When my vision swam back I saw it was George Butler. "What's going on?" he asked, very politely for a man who had just been jumped on by Freya Grindavik.
"Don't ask us," Freya said irritably.
"Murder!" shrieked Lucinda, from the hallway that led from the atrium directly back to the patio. We jumped up and crowded into the hallway. Just beyond a mirror shattered into many pieces lay a man's body; apparently he had been crawling toward the patio when he collapsed, and one arm and finger extended ahead of him, still pointing to the patio. Freya approached, gingerly turned the body's head. "It's that Musgrave fellow," she said, blinking to clear her sight. "He's dead, all right. Struck on the head with the mirror there, no doubt."
Heidi van Seegeren joined us. "What's going on?"
"That was my question," George Butler said.
Freya explained the situation to her.
"Call the police," Heidi said to Lucinda. "And I suppose no one should leave."
I sighed.
And so crime detection ensnared me once again. I helped Freya by circulating on the patio, calming the shocked and nervous guests. "Um, excuse me, very sorry to inform you, yes, sorry—hard to believe, yes—somebody had it in for the secretary Musgrave, it appears"—all the while watching to see if anyone would jump, or turn pale, or start to run when I told them. Then, of course, I had to lead gently to the idea that everyone had gone from guest to suspect, soon to be questioned by Freya and the police. "No, no, of course you're not suspected of anything, farthest thing from our minds, it's just that Freya wants to know if there's anything you saw that would help," and so on. Then I had to do the difficult scheduling of Freya's interviews, at the same time I was supposed to keep an eye out for anything suspicious.
Oh, the watson does the dirty work, all right. No wonder we always look dense when the detective unveils the solutions; we never have the time even to get the facts straight, much less meditate on their meaning. All I got that da
y were fragments: Lucinda whispered to me that Musgrave had worked for George Butler before Heidi hired him. Harvey Washburn told me that Musgrave had once been an artist, and that he had only recently moved to Mercury from Earth; this was his first Solday. That didn't give him much time to be hired by Butler, fired, and then hired by Van Seegeren. But was that of significance?
Late in the day I spoke with one of the police officers handling the case. She was relieved to have the help of Freya Grindavik. Terminator's police force is small, and often relies on the help of the city's famous detective for the more difficult cases. The officer gave me a general outline of what they had learned: Lucinda had heard a shout for help, had stepped into the atrium and seen a bloodied figure crawling down the hallway toward the patio. She had screamed and run for help, but only in the hallway was clear vision possible, and she had quickly gotten lost. After that, chaos; everyone at the party had a different tale of confusion.

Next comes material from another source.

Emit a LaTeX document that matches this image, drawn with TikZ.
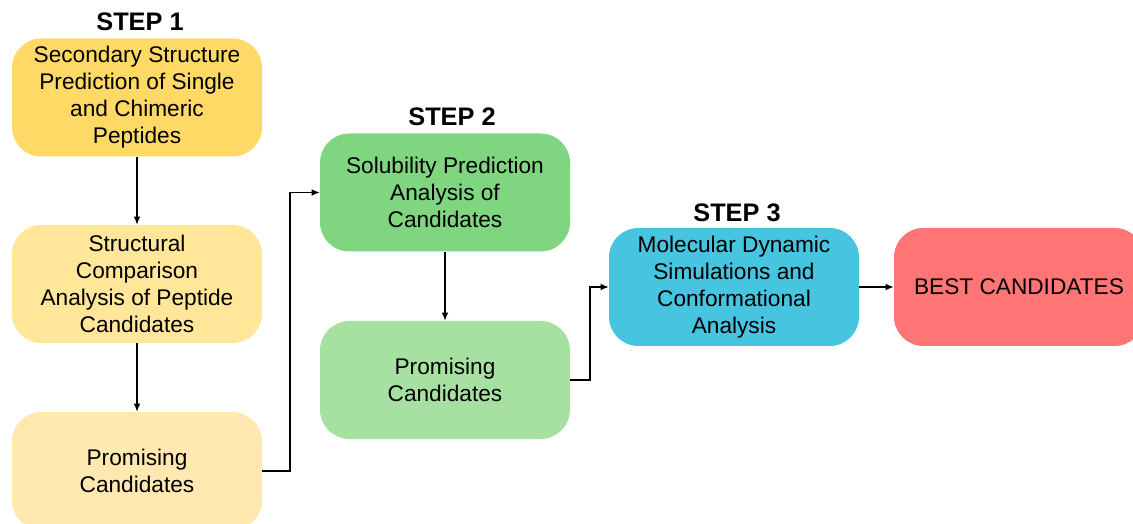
\documentclass[tikz,border=0pt]{standalone}
\usepackage{fontspec}
\setmainfont{Liberation Sans}
\usetikzlibrary{arrows.meta}

\definecolor{gold}{HTML}{FFD966}
\definecolor{goldlight}{HTML}{FFE699}
\definecolor{goldpale}{HTML}{FFE9B0}
\definecolor{greenmid}{HTML}{80D680}
\definecolor{greenpale}{HTML}{A6E1A2}
\definecolor{cyanbox}{HTML}{47C4E0}
\definecolor{redbox}{HTML}{FF7474}

\begin{document}
\begin{tikzpicture}[x=0.75pt, y=-0.75pt,
        box/.style={rounded corners=22pt, minimum width=187.5pt,
                minimum height=88.5pt, align=center, inner sep=2pt,
                font=\fontsize{17}{20.25}\selectfont},
        steplabel/.style={font=\fontsize{19}{22}\selectfont\bfseries},
        link/.style={-{Latex[length=6pt,width=5pt]}, line width=1pt}]
    \useasboundingbox (0,0) rectangle (1133,524);
    \clip (0,0) rectangle (1133,524);

    \node[box, fill=gold] (s1) at (137, 97.5) {Secondary Structure\\Prediction of Single\\and Chimeric\\Peptides};
    \node[box, fill=goldlight] (c1) at (137, 284) {Structural\\Comparison\\Analysis of Peptide\\Candidates};
    \node[box, fill=goldpale] (p1) at (137, 471) {Promising\\Candidates};

    \node[box, fill=greenmid] (s2) at (445, 192.5) {Solubility Prediction\\Analysis of\\Candidates};
    \node[box, fill=greenpale] (p2) at (445, 380) {Promising\\Candidates};

    \node[box, fill=cyanbox] (s3) at (734, 287) {Molecular Dynamic\\Simulations and\\Conformational\\Analysis};
    \node[box, fill=redbox] (best) at (1019, 287) {BEST CANDIDATES};

    \node[steplabel] (t1) at (140, 22) {STEP 1};
    \node[steplabel] (t2) at (452, 117) {STEP 2};
    \node[steplabel] (t3) at (737, 213) {STEP 3};

    \foreach \i/\j in {s1/c1, c1/p1, s2/p2} {
            \draw[link] (\i) -- (\j);
        }
    \draw[link] (p1.east) -- (290, 471) |- (s2.west);
    \draw[link] (p2.east) -- (590, 380) |- (s3.west);
    \draw[link] (s3) -- (best);
\end{tikzpicture}
\end{document}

Following that conversation I had nothing more to do, so I got all the sequestered guests coffee, and helped pick up some of the broken hall mirrors, and passed some time prowling Heidi's villa, getting down on my hands and knees with the police robots to inspect a stain or two.
When Freya was finished with her interrogations, she promised Heidi and the police that she would see the case to its end—at least provisionally: "I only do this for entertainment," she told them irritably. "I'll stay with it as long as it entertains me. And I shall entertain myself with it."
"That's all right," said the police, who had heard this before. "Just so long as you'll take the case." Freya nodded, and we left.
The Solday celebration was long since over; the Great Gates were closed, and once again through the dome shone the black sky. I said to Freya, "Did you hear about Musgrave working for Butler? And how he came from Earth just recently?" For you see, once on the scent I am committed to seeing a case solved.